Paine is harsh, but then, he was also confident that fate had not bound him up entirely with the fate of Lord Howe. Unfortunately, your actions do have an effect on my fate. For that reason, I lean towards the generous notion that your ignorance is not so ingrained as to make all my scrubbing vain, but that it can be rubbed away with enough friction.

Yours truly,
Limited Inc.

PS -- My next letter may touch on this Washington Post article about Iran, and more specifically, your almost infallible ability to get things wrong, screw things up, and generally leave a ring of scum about the most mundane matters of government. Did you and your cronies actually believe you were going to make the Iranian government fall with a flick of your magic military hand? We must work on that vanity. While you are evidently a slothful man, and not the brightest bulb in the bunch, I don't really think these are the keys to your gross incompetence.
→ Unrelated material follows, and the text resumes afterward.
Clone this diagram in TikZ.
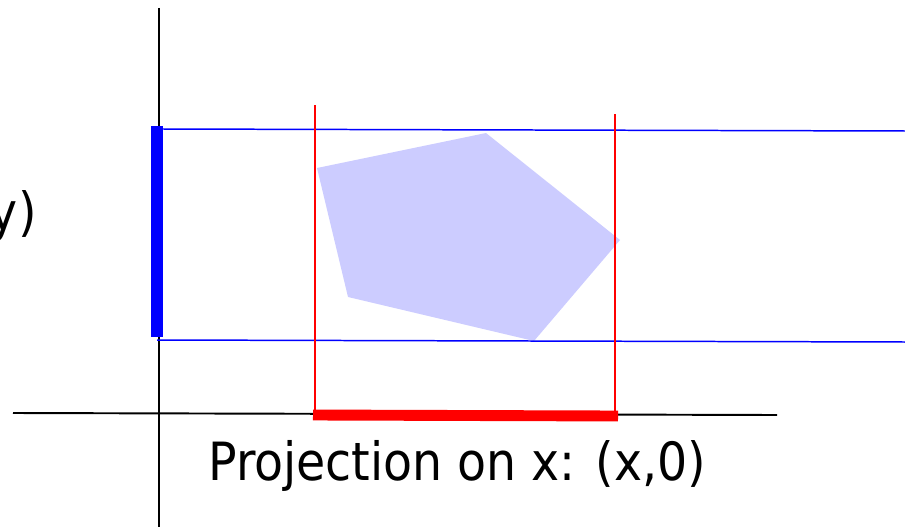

No, it is your vanity that is your and, alas, our undoing.


new york pervert said...

roger--you probably know all this, but I was quite amazed. http://www.washingtonpost.com/wp-dyn/content/article/2006/06/19/AR2006061901090.html

All the top functionnaires have their own unique superstructure fat shapelessnesses.

roger said...

Ah, Mr. NYP -- what's 850 billion dollars among friends?
Thanks for pointing that article out. This is simply an amazing administration. The Snopes are in the saddle and they ride mankind.

roger said...

PS -looking over my letter, I notice I got the gender of the sow wrong. I'm silently going to edit that out, but I did think that it was a funny mistake to make in a letter in which I berate another man for his dimness.

Such are the results of pride, as my puritanical ancestors might have pointed out.